Bereits im Mai 1768 hat William Wales England in Richtung Hudson Bay verlassen. Er muss seinen Zielort im äußersten Norden Kanadas rechtzeitig erreichen, bevor ein früher Eisgang die Strecke unpassierbar macht. Nach drei Monaten auf See erreicht Wales sein Ziel und überwintert an der eisigen Hudson Bay. (2)

William Wales, Neue Hebriden, Mi. 396
(2) William Wales
Neue Hebriden, Mi. 396

Zu gleicher Zeit verlässt die „Endeavour“ (3) den Londoner Hafen. Ziel ist die eben erst entdeckte Südsee-Insel Tahiti. Noch sind große Teile der Erde völlig unbekannt. Die Weltreise der „Endeavour“ wird viele weiße Flecken auf den Landkarten tilgen. Leiter der Expedition ist der noch unbekannte Seeoffizier James Cook.

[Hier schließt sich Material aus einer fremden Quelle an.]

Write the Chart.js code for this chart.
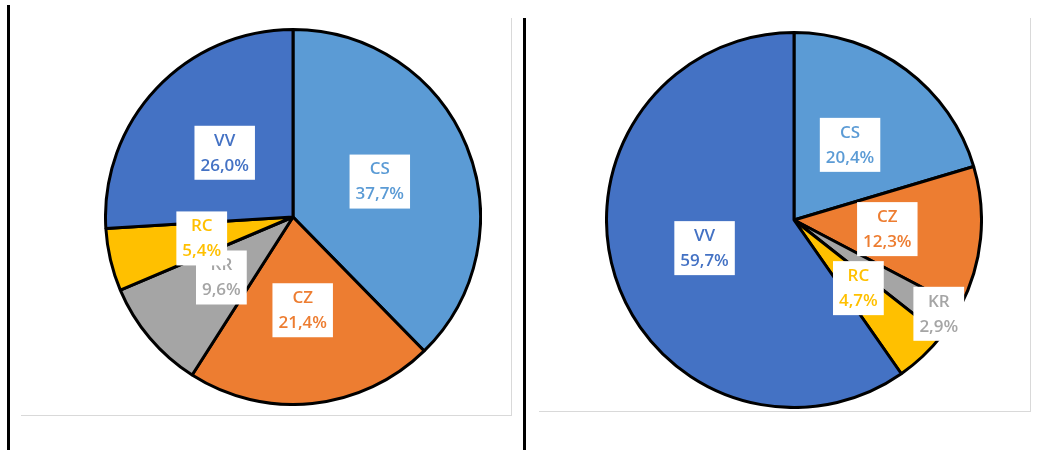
<!DOCTYPE html>
<html>
<head>
<meta charset="utf-8">
<script src="https://cdn.jsdelivr.net/npm/chart.js@4.4.1/dist/chart.umd.min.js"></script>
<style>
  body { margin: 0; background: #fff; width: 1037px; height: 450px; position: relative; overflow: hidden; }
  .vline { position: absolute; width: 3px; background: #000; }
  .frame { position: absolute; border-right: 1px solid #d9d9d9; border-bottom: 1px solid #d9d9d9; }
  .pie { position: absolute; width: 378px; height: 378px; }
</style>
</head>
<body>
<div class="vline" style="left:7px; top:5px; height:445px;"></div>
<div class="vline" style="left:523px; top:18px; height:432px;"></div>
<div class="frame" style="left:21px; top:18px; width:490px; height:397px;"></div>
<div class="frame" style="left:539px; top:18px; width:491px; height:393px;"></div>
<div class="pie" style="left:104px; top:28px;"><canvas id="Chart_A" width="378" height="378"></canvas></div>
<div class="pie" style="left:605px; top:31px;"><canvas id="Chart_B" width="378" height="378"></canvas></div>
<script>
// Données des deux camemberts
const categories = ['CS', 'CZ', 'KR', 'RC', 'VV'];
const valeursA = [37.7, 21.4, 9.6, 5.4, 26.0];
const valeursB = [20.4, 12.3, 2.9, 4.7, 59.7];
const couleurs = ['#5B9BD5', '#ED7D31', '#A5A5A5', '#FFC000', '#4472C4'];
const couleursTexte = ['#5B9BD5', '#ED7D31', '#A5A5A5', '#FFC000', '#4472C4'];

// Etiquettes dans des boîtes blanches
const etiquettes = {
    id: 'etiquettes',
    afterDatasetsDraw(chart, args, opts) {
        const ctx = chart.ctx;
        const meta = chart.getDatasetMeta(0);
        const data = chart.data.datasets[0].data;
        const rayons = opts.rayons || {};
        ctx.save();
        ctx.font = '600 17px "Open Sans"';
        ctx.textAlign = 'center';
        ctx.textBaseline = 'middle';
        meta.data.forEach((arc, i) => {
            let pos = arc.tooltipPosition();
            if (rayons[i]) {
                // étiquette poussée vers l'extérieur (comme Excel "ajustement optimal")
                const a = (arc.startAngle + arc.endAngle) / 2;
                const r = arc.outerRadius * rayons[i];
                pos = { x: arc.x + Math.cos(a) * r, y: arc.y + Math.sin(a) * r };
            }
            const l1 = chart.data.labels[i];
            const l2 = data[i].toFixed(1).replace('.', ',') + '%';
            const w = Math.max(ctx.measureText(l1).width, ctx.measureText(l2).width) + 12;
            const h = 54;
            ctx.fillStyle = '#fff';
            ctx.fillRect(pos.x - w / 2, pos.y - h / 2, w, h);
            ctx.fillStyle = couleursTexte[i];
            ctx.fillText(l1, pos.x, pos.y - 12);
            ctx.fillText(l2, pos.x, pos.y + 13);
        });
        ctx.restore();
    }
};

function camembert(id, valeurs, rayons) {
    return new Chart(document.getElementById(id).getContext('2d'), {
        type: 'pie',
        data: {
            labels: categories,
            datasets: [{
                data: valeurs,
                backgroundColor: couleurs,
                borderColor: '#000',
                borderWidth: 3
            }]
        },
        options: {
            responsive: false,
            animation: false,
            layout: { padding: 0 },
            plugins: {
                legend: { display: false },
                tooltip: { enabled: false },
                etiquettes: { rayons: rayons }
            }
        },
        plugins: [etiquettes]
    });
}

const ChartA = camembert('Chart_A', valeursA, {});
const ChartB = camembert('Chart_B', valeursB, { 2: 0.92 });
</script>
</body>
</html>
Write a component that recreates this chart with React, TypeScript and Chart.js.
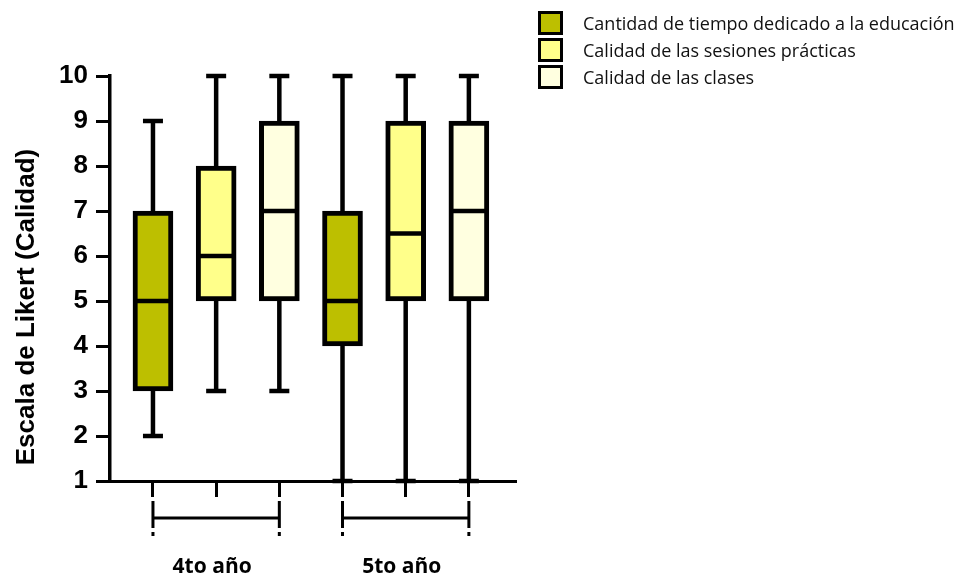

James Cook und die „Endeavour“, Samoa, Mi. 222
(3) James Cook und die „Endeavour“
Samoa, Mi. 222

(3) Er wird als einer der berühmtesten Entdecker seiner Zeit in die Geschichte eingehen und mehr für die Erkundung der Welt tun als je ein Mensch zuvor. Zu Ehren seiner Mission nennt er eine Landzunge auf Tahiti „Point Venus“. (4)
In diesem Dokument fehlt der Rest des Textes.